The liberals will whine but what do the faithful make of the Modi era?
As the term of this government winds down, I wonder what his supporters make of the Prime Minister’s performance. Now I don’t mean traditional voters of his party, who back it for reasons of Hindutva or caste or whatever other reason. Most of those will continue to subscribe to it as we will find out in the by-elections coming up in the Hindi belt.
I mean those who expected performance from him of an order of magnitude different from what we have had in the past. The thinking voters who read competence into the words uttered by him on various things. Again, I do not refer to those who will juxtapose him with the Congress, and say “yes, but Congress is dynastic, corrupt, and had 60 years of failure etc.” Accepted. We’re not talking about the past here. We’re examining the performance of this Cabinet from the perspective of someone who reposed faith in the slogans promising good governance and great change.
Many such individuals were offended by what they concluded was the pusillanimity of the previous government. To such people, the thing that this government presented as its outstanding achievement is the Surgical Strike. So what exactly did it achieve? Terrorist fatalities in the three years before 2014 in Jammu and Kashmir were 183 in 2011, 117 in 2012 and 181 in 2013. The fatalities have been dropping consistently since 2001, the most violent year in which 4,507 people were killed, in a broad trend. Under this government, fatalities have been 193 in 2014, 174 in 2015, 267 in 2016 (the year of the Surgical Strike) and 358 in 2017. The number this year so far has been 339 and it will likely be the most violent since 2010. The elected government has been booted out and Kashmiris are being ruled from Delhi again. It is hard to conclude that we are managing this properly and proceeding from a strategy.
In what we call Maoist extremism, the number killed this year is 345 so far and last year was 333, the year before that 433 and in 2014 it was 314. Here also, a long-term trend of steep decline in violence has paused. I will leave it to the reader to assess what all this indicates.
On foreign policy, it will not be easy to get a single expert, even from inside the governmentbacked think tanks, to conclude that our strategic position has improved in the last four years. Observe our neighbourhood. From Sri Lanka to Maldives to Nepal to Bangladesh to Pakistan and even Bhutan, our influence has slipped or been challenged. It is the reality that this slippage has come because of the rise of China and its desire to project its power. A third Chinese port is coming up in Myanmar, after Hambantota in Lanka and Gwadar in Pakistan. We face Chinese presence to our immediate east, west and south. Any government would have faced this pressure, true. But what did this one actually do and achieve?

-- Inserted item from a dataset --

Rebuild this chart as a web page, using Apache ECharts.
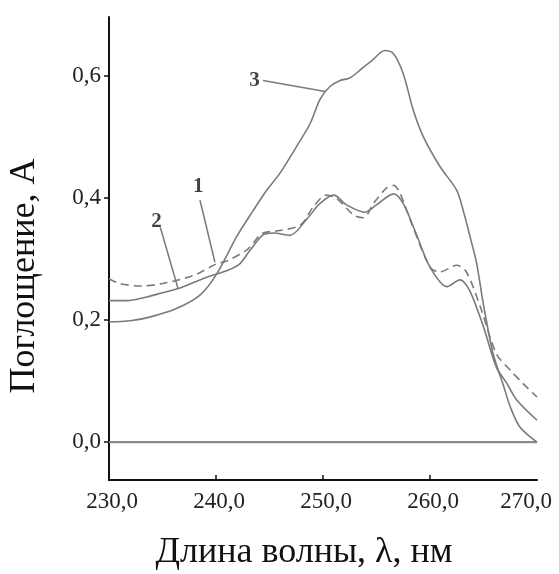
<!DOCTYPE html>
<html>
<head>
<meta charset="utf-8">
<script src="https://cdn.jsdelivr.net/npm/echarts@6/dist/echarts.min.js"></script>
<style>html,body{margin:0;padding:0;background:#fff}#c{width:559px;height:574px}</style>
</head>
<body>
<div id="c"></div>
<script>
// Wavelength (nm) / absorbance readings for each curve
var wl1 = [230, 231, 233, 235, 238, 240, 241, 243, 244.3, 246, 247.9, 249.1, 250.3, 251.3, 252.9, 253.8, 254.7, 255.9, 256.6, 257.2, 258.4, 260, 260.9, 262.5, 263.4, 264.7, 266.2, 267.5, 268.7, 270];
var abs1 = [0.268, 0.260, 0.256, 0.260, 0.274, 0.292, 0.297, 0.317, 0.342, 0.347, 0.356, 0.386, 0.405, 0.399, 0.372, 0.368, 0.391, 0.416, 0.421, 0.408, 0.353, 0.287, 0.279, 0.290, 0.279, 0.222, 0.145, 0.118, 0.096, 0.074];

var wl2 = [230, 231.7, 233.5, 235, 236.5, 238.5, 240.1, 241, 242.2, 243.2, 244.4, 245.4, 246.9, 248.5, 249.7, 251, 252.2, 253.9, 255, 256.6, 257.5, 258.7, 260, 261.6, 262.8, 263.7, 265, 266.2, 267.2, 268.1, 270];
var abs2 = [0.232, 0.232, 0.238, 0.245, 0.252, 0.266, 0.276, 0.281, 0.292, 0.315, 0.340, 0.343, 0.339, 0.366, 0.391, 0.405, 0.389, 0.377, 0.389, 0.407, 0.391, 0.342, 0.287, 0.255, 0.266, 0.249, 0.189, 0.123, 0.096, 0.069, 0.036];

var wl3 = [230, 232, 233.8, 236.3, 238.5, 240.07, 241.93, 243.49, 244.74, 245.98, 247.54, 248.79, 249.72, 250.65, 251.6, 252.5, 253.46, 254.6, 255.79, 256.57, 257.5, 258.44, 259.37, 260.93, 262.49, 263.1, 263.74, 264.36, 265, 265.9, 266.9, 267.5, 268.4, 270];
var abs3 = [0.197, 0.199, 0.205, 0.219, 0.241, 0.276, 0.337, 0.380, 0.413, 0.441, 0.485, 0.522, 0.562, 0.583, 0.593, 0.597, 0.610, 0.626, 0.642, 0.637, 0.604, 0.544, 0.501, 0.452, 0.413, 0.380, 0.337, 0.293, 0.225, 0.145, 0.091, 0.058, 0.025, 0.0];

var baseWl = [230, 270];
var baseAbs = [0, 0];

var xTicks = [230, 240, 250, 260, 270];
var yTicks = [0, 0.2, 0.4, 0.6];

// Curve labels: [name, label x, label y, pointer start x, start y, end x, end y]
var curveLabels = [
  ['1', 238.35, 0.4185, 238.5, 0.397, 239.9, 0.295],
  ['2', 234.45, 0.361, 234.8, 0.352, 236.45, 0.252],
  ['3', 243.6, 0.593, 244.4, 0.593, 250.2, 0.575]
];

function zip(a, b) { return a.map(function (v, i) { return [v, b[i]]; }); }
function comma(v, d) { return v.toFixed(d).replace('.', ','); }

var grey = '#7a7a7a';
var serif = '"Liberation Serif", "Times New Roman", serif';
var tickFont = {fontFamily: serif, fontSize: 23, color: '#222'};

var chart = echarts.init(document.getElementById('c'), null, {renderer: 'canvas'});
chart.setOption({
  animation: false,
  backgroundColor: '#fff',
  grid: {left: 109, right: 22, top: 17, bottom: 94, containLabel: false, outerBoundsMode: 'none'},
  xAxis: {
    type: 'value', min: 230, max: 270,
    axisLine: {onZero: false, lineStyle: {color: '#111', width: 2}},
    axisTick: {inside: true, length: 5, lineStyle: {color: '#111', width: 1.5}, customValues: [240, 250, 260]},
    axisLabel: {customValues: xTicks, margin: 10, color: '#222', fontFamily: serif, fontSize: 23,
      formatter: function (v, i) {
        return (v === 270 ? '{e|' : '{n|') + comma(v, 1) + '}';
      },
      rich: {
        n: Object.assign({padding: [0, 0, 0, 6]}, tickFont),
        e: Object.assign({padding: [0, 22, 0, 0]}, tickFont)
      }},
    splitLine: {show: false}
  },
  yAxis: {
    type: 'value', min: -0.062, max: 0.697,
    axisLine: {show: true, lineStyle: {color: '#111', width: 2}},
    axisTick: {show: true, length: 5, lineStyle: {color: '#111', width: 1.5}, customValues: yTicks},
    axisLabel: {customValues: yTicks, margin: 8, color: '#222', fontFamily: serif, fontSize: 23,
      formatter: function (v) { return comma(v, 1); }},
    splitLine: {show: false}
  },
  graphic: [
    {type: 'text', x: 25, y: 276, rotation: Math.PI / 2,
      style: {text: 'Поглощение, А', font: '36px ' + serif, fill: '#111', align: 'center', verticalAlign: 'middle'}},
    {type: 'text', x: 304, y: 553,
      style: {text: 'Длина волны, λ, нм', font: '36px ' + serif, fill: '#111', align: 'center', verticalAlign: 'middle'}}
  ],
  series: [
    {name: 'base', type: 'line', data: zip(baseWl, baseAbs), symbol: 'none',
      lineStyle: {color: '#8a8a8a', width: 2.2}},
    {name: '1', type: 'line', data: zip(wl1, abs1), symbol: 'none', smooth: 0.3,
      lineStyle: {color: grey, width: 1.6, type: [8, 5]}},
    {name: '2', type: 'line', data: zip(wl2, abs2), symbol: 'none', smooth: 0.3,
      lineStyle: {color: grey, width: 1.6}},
    {name: '3', type: 'line', data: zip(wl3, abs3), symbol: 'none', smooth: 0.3,
      lineStyle: {color: grey, width: 1.6}},
    {name: 'labels', type: 'scatter', symbolSize: 0, silent: true,
      data: curveLabels.map(function (c) { return {value: [c[1], c[2]], name: c[0]}; }),
      label: {show: true, position: 'inside', formatter: '{b}', color: '#111', fontFamily: serif, fontWeight: 'bold', fontSize: 21},
      markLine: {silent: true, symbol: 'none', label: {show: false},
        lineStyle: {color: grey, width: 1.5, type: 'solid'},
        data: curveLabels.map(function (c) { return [{coord: [c[3], c[4]]}, {coord: [c[5], c[6]]}]; })}
    }
  ]
});
</script>
</body>
</html>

Moving on, enough has been written about the economic performance of this government com- pared to the previous one. We need not dwell on the fact that India’s GDP growth is lower under Narendra Modi than it was under Manmohan Singh, but it would be instructive to ask why. Recent reportage of demonetisation — there was no celebration of it this year by the government as there was last year — has shown that cash’s share in money supply is back to where it was. So “less cash” has been defeated. The other stated reasons for demonetisation were to hit terrorism (see the data above), to make a dent in black money (99% of it came back and was laundered) and to check counterfeit money.
We are left with one positive argument: that it will lead to ‘formalisation of the economy’. The party in power does not like the Semitic faiths. But like them, its promised rewards are all distant, in some imaginary heaven, while the damage is upfront.
What else should we consider? Institution building and strengthening. Here we can look at what is happening with the Reserve Bank of India and the Central Bureau of Investigation. And what do Modi supporters make of NITI Aayog? I confess I do not fully understand what it does and what it is intended to do. The Planning Commission is gone. The hope is that some thinking went into its replacement and it will not fade away into irrelevance as it appears to be doing.
This then is what the broad picture looks like. Can it look very different from the perspective of the supporter? If so, is that difference arising from a different set of facts or different interpretation of facts?
This is an exercise to understand the PM’s appeal as the curtain begins to fall on his performance. The liberals will whine anyway, whether it is his government or any other’s, about Kashmir, about NREGA, about the oppression of dalits, Muslims and adivasis. This isn’t about them but the other side. What do the faithful make of the 2014-2019 era?